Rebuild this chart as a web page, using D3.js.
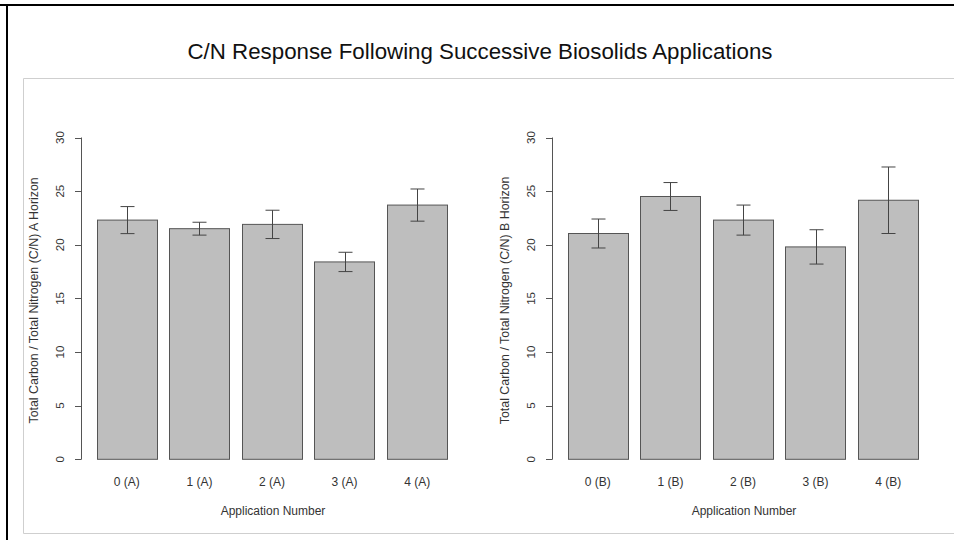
<!DOCTYPE html>
<html>
<head>
<meta charset="utf-8">
<script src="https://cdn.jsdelivr.net/npm/d3@7"></script>
<style>
  html, body { margin: 0; padding: 0; background: #fff; }
  svg { display: block; font-family: "Liberation Sans", Arial, Helvetica, sans-serif; }
</style>
</head>
<body>
<svg id="chart" width="954" height="540"></svg>
<script>
// Application numbers per horizon
const labelsA = ['0 (A)', '1 (A)', '2 (A)', '3 (A)', '4 (A)']
const labelsB = ['0 (B)', '1 (B)', '2 (B)', '3 (B)', '4 (B)']

// Mean C/N ratio and error (+/-) per application
const meanA = [22.3, 21.5, 21.9, 18.4, 23.7]
const errA = [1.26, 0.6, 1.32, 0.9, 1.5]
const meanB = [21.05, 24.5, 22.3, 19.8, 24.15]
const errB = [1.35, 1.3, 1.4, 1.6, 3.1]

const yTicks = [0, 5, 10, 15, 20, 25, 30]

const svg = d3.select('#chart')

// Page frame: black top/left edge, light grey inner panel
svg.append('line').attr('x1', 0).attr('x2', 954).attr('y1', 5).attr('y2', 5)
  .attr('stroke', '#000').attr('stroke-width', 2)
svg.append('line').attr('x1', 7).attr('x2', 7).attr('y1', 4).attr('y2', 540)
  .attr('stroke', '#000').attr('stroke-width', 2)
svg.append('path').attr('d', 'M954,78.5H23.5V533.5H954')
  .attr('fill', 'none').attr('stroke', '#cfcfcf').attr('stroke-width', 1)

svg.append('text')
  .attr('x', 480).attr('y', 59)
  .attr('text-anchor', 'middle')
  .style('font-size', '22.3px')
  .style('fill', '#111')
  .text('C/N Response Following Successive Biosolids Applications')

const y = d3.scaleLinear().domain([0, 30]).range([459.3, 137.5])

function drawPanel(x0, labels, means, errs, yTitle) {
  const g = svg.append('g')
  const x = d3.scaleBand().domain(labels).range([x0 + 9.5, x0 + 372.5]).paddingInner(0.167).paddingOuter(0.083)

  // y axis (R style: vertical labels)
  g.append('line').attr('x1', x0 + 0.5).attr('x2', x0 + 0.5)
    .attr('y1', y(0)).attr('y2', y(30)).attr('stroke', '#555')
  yTicks.forEach(t => {
    g.append('line').attr('x1', x0 - 6).attr('x2', x0 + 0.5)
      .attr('y1', Math.round(y(t)) + 0.5).attr('y2', Math.round(y(t)) + 0.5).attr('stroke', '#555')
    g.append('text')
      .attr('transform', `translate(${x0 - 17},${y(t)}) rotate(-90)`)
      .attr('text-anchor', 'middle')
      .style('font-size', '11.5px').style('fill', '#333')
      .text(t)
  })
  g.append('text')
    .attr('transform', `translate(${x0 - 43},${(y(0) + y(30)) / 2 + 2}) rotate(-90)`)
    .attr('text-anchor', 'middle')
    .style('font-size', '12.4px').style('fill', '#333')
    .text(yTitle)

  labels.forEach((lab, i) => {
    const bx = x(lab), bw = x.bandwidth()
    g.append('rect')
      .attr('x', Math.round(bx) + 0.5).attr('y', y(means[i]))
      .attr('width', Math.round(bw)).attr('height', y(0) - y(means[i]))
      .attr('fill', '#bebebe').attr('stroke', '#555').attr('stroke-width', 1)
    const cx = Math.round(bx + bw / 2) + 0.5
    const hi = y(means[i] + errs[i]), lo = y(means[i] - errs[i])
    g.append('line').attr('x1', cx).attr('x2', cx).attr('y1', hi).attr('y2', lo)
      .attr('stroke', '#444')
    ;[hi, lo].forEach(v => {
      g.append('line').attr('x1', cx - 7).attr('x2', cx + 7).attr('y1', v).attr('y2', v)
        .attr('stroke', '#444')
    })
    g.append('text')
      .attr('x', bx + bw / 2).attr('y', 486)
      .attr('text-anchor', 'middle')
      .style('font-size', '12px').style('fill', '#333')
      .text(lab)
  })

  g.append('text')
    .attr('x', x0 + 192).attr('y', 515)
    .attr('text-anchor', 'middle')
    .style('font-size', '12px').style('fill', '#333')
    .text('Application Number')
}

drawPanel(81, labelsA, meanA, errA, 'Total Carbon / Total Nitrogen (C/N) A Horizon')
drawPanel(552, labelsB, meanB, errB, 'Total Carbon / Total Nitrogen (C/N) B Horizon')
</script>
</body>
</html>
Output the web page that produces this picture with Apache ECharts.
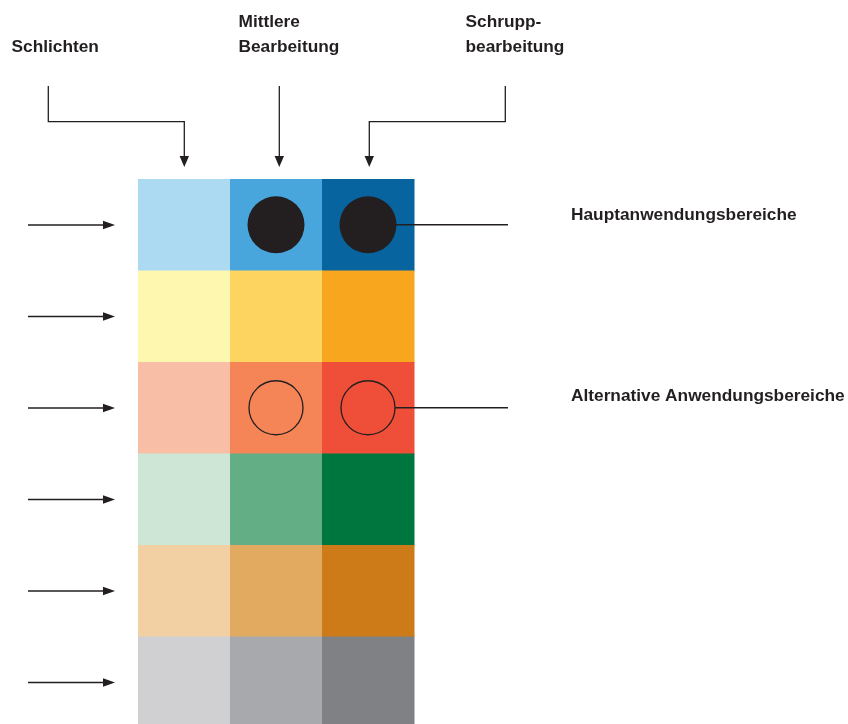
<!DOCTYPE html>
<html>
<head>
<meta charset="utf-8">
<style>
  html, body { margin: 0; padding: 0; background: #ffffff; }
  #chart { width: 848px; height: 724px; }
</style>
<script src="https://cdn.jsdelivr.net/npm/echarts@6/dist/echarts.min.js"></script>
</head>
<body>
<div id="chart"></div>
<script>
// Columns (machining types) and rows (ISO material groups, not labelled in the picture)
const columns = ['Schlichten', 'Mittlere Bearbeitung', 'Schruppbearbeitung'];
const rows = ['P', 'M', 'K', 'N', 'S', 'H'];

// Cell colours per row, left to right
const rowP = ['#acdaf3', '#49a6dc', '#07649f'];
const rowM = ['#fef7b0', '#fdd45f', '#f8a61e'];
const rowK = ['#f9bea6', '#f58457', '#ef4e38'];
const rowN = ['#cde6d6', '#63ae84', '#00763f'];
const rowS = ['#f3d0a4', '#e2aa60', '#cd7a18'];
const rowH = ['#d0d0d2', '#a8a9ad', '#808184'];
const cellColors = [rowP, rowM, rowK, rowN, rowS, rowH];

// Main (filled) and alternative (hollow) application areas: [column, row]
const mainUse = [[1, 0], [2, 0]];
const altUse = [[1, 2], [2, 2]];

// Label texts
const topLabels = [['Schlichten'], ['Mittlere', 'Bearbeitung'], ['Schrupp-', 'bearbeitung']];
const legendMain = 'Hauptanwendungsbereiche';
const legendAlt = 'Alternative Anwendungsbereiche';

const cellData = [];
rows.forEach(function (r, ri) {
  columns.forEach(function (c, ci) {
    cellData.push([ci, ri, cellColors[ri][ci]]);
  });
});

const ink = '#231f20';
const fontFamily = '"Liberation Sans", Arial, sans-serif';

const chart = echarts.init(document.getElementById('chart'), null, { renderer: 'canvas' });

const option = {
  animation: false,
  backgroundColor: '#ffffff',
  grid: { left: 138, top: 179, width: 276, height: 549, outerBoundsMode: 'none', containLabel: false },
  xAxis: {
    type: 'category', data: columns,
    axisLine: { show: false }, axisTick: { show: false }, axisLabel: { show: false }, splitLine: { show: false }
  },
  yAxis: {
    type: 'category', data: rows, inverse: true,
    axisLine: { show: false }, axisTick: { show: false }, axisLabel: { show: false }, splitLine: { show: false }
  },
  series: [
    {
      type: 'custom',
      data: cellData,
      encode: { x: 0, y: 1 },
      clip: false,
      renderItem: function (params, api) {
        const p = api.coord([api.value(0), api.value(1)]);
        const s = api.size([1, 1]);
        return {
          type: 'rect',
          shape: { x: p[0] - s[0] / 2, y: p[1] - s[1] / 2, width: s[0] + 0.5, height: s[1] + 0.5 },
          style: { fill: cellData[params.dataIndex][2] }
        };
      },
      z: 1
    },
    {
      type: 'scatter',
      data: mainUse,
      symbol: 'circle',
      symbolSize: 57,
      itemStyle: { color: ink, opacity: 1 },
      z: 3
    },
    {
      type: 'scatter',
      data: altUse,
      symbol: 'circle',
      symbolSize: 54,
      itemStyle: { color: 'rgba(0,0,0,0)', borderColor: ink, borderWidth: 1.3, opacity: 1 },
      z: 3
    }
  ]
};
chart.setOption(option);

// Annotation graphics (arrows, connector lines, labels)
const g = [];
function line(points) {
  g.push({ type: 'polyline', shape: { points: points }, style: { stroke: ink, lineWidth: 1.3, fill: null }, z: 10 });
}
function arrowDown(x, y) {
  g.push({ type: 'polygon', shape: { points: [[x, y], [x - 4.7, y - 11], [x + 4.7, y - 11]] }, style: { fill: ink }, z: 10 });
}
function arrowRight(x, y) {
  g.push({ type: 'polygon', shape: { points: [[x, y], [x - 12, y - 4.3], [x - 12, y + 4.3]] }, style: { fill: ink }, z: 10 });
}
function text(x, y, str) {
  g.push({ type: 'text', x: x, y: y, style: { text: str, font: 'bold 17.3px ' + fontFamily, fill: ink, verticalAlign: 'middle', align: 'left' }, z: 10 });
}

// Top labels (y = visual middle of the line)
text(11.5, 47, topLabels[0][0]);
text(238.5, 22.5, topLabels[1][0]);
text(238.5, 47, topLabels[1][1]);
text(465.5, 22.5, topLabels[2][0]);
text(465.5, 47, topLabels[2][1]);

// Top connectors
const tipY = 167;
line([[48.3, 86], [48.3, 121.7], [184.3, 121.7], [184.3, tipY - 8]]);
arrowDown(184.3, tipY);
line([[279.3, 86], [279.3, tipY - 8]]);
arrowDown(279.3, tipY);
line([[505.3, 86], [505.3, 121.7], [369.3, 121.7], [369.3, tipY - 8]]);
arrowDown(369.3, tipY);

// Left arrows at every row
rows.forEach(function (r, ri) {
  const p = chart.convertToPixel({ gridIndex: 0 }, [0, ri]);
  const y = Math.round(p[1] * 2) / 2;
  line([[28, y], [108, y]]);
  arrowRight(115, y);
});

// Legend connectors from the rightmost symbols
const pm = chart.convertToPixel({ gridIndex: 0 }, mainUse[1]);
line([[pm[0] + 27, pm[1]], [508, pm[1]]]);
text(571, pm[1] - 10, legendMain);
const pa = chart.convertToPixel({ gridIndex: 0 }, altUse[1]);
line([[pa[0] + 27, pa[1]], [508, pa[1]]]);
text(571, pa[1] - 12, legendAlt);

chart.setOption({ graphic: { elements: g } });
</script>
</body>
</html>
....
**Goal**
Pictures do not belong in the copy. Repeat only the lines from the top of the records through the line containing "const labelsB = ['0".

**Answer**
Rebuild this chart as a web page, using D3.js.
<!DOCTYPE html>
<html>
<head>
<meta charset="utf-8">
<script src="https://cdn.jsdelivr.net/npm/d3@7"></script>
<style>
  html, body { margin: 0; padding: 0; background: #fff; }
  svg { display: block; font-family: "Liberation Sans", Arial, Helvetica, sans-serif; }
</style>
</head>
<body>
<svg id="chart" width="954" height="540"></svg>
<script>
// Application numbers per horizon
const labelsA = ['0 (A)', '1 (A)', '2 (A)', '3 (A)', '4 (A)']
const labelsB = ['0 (B)', '1 (B)', '2 (B)', '3 (B)', '4 (B)']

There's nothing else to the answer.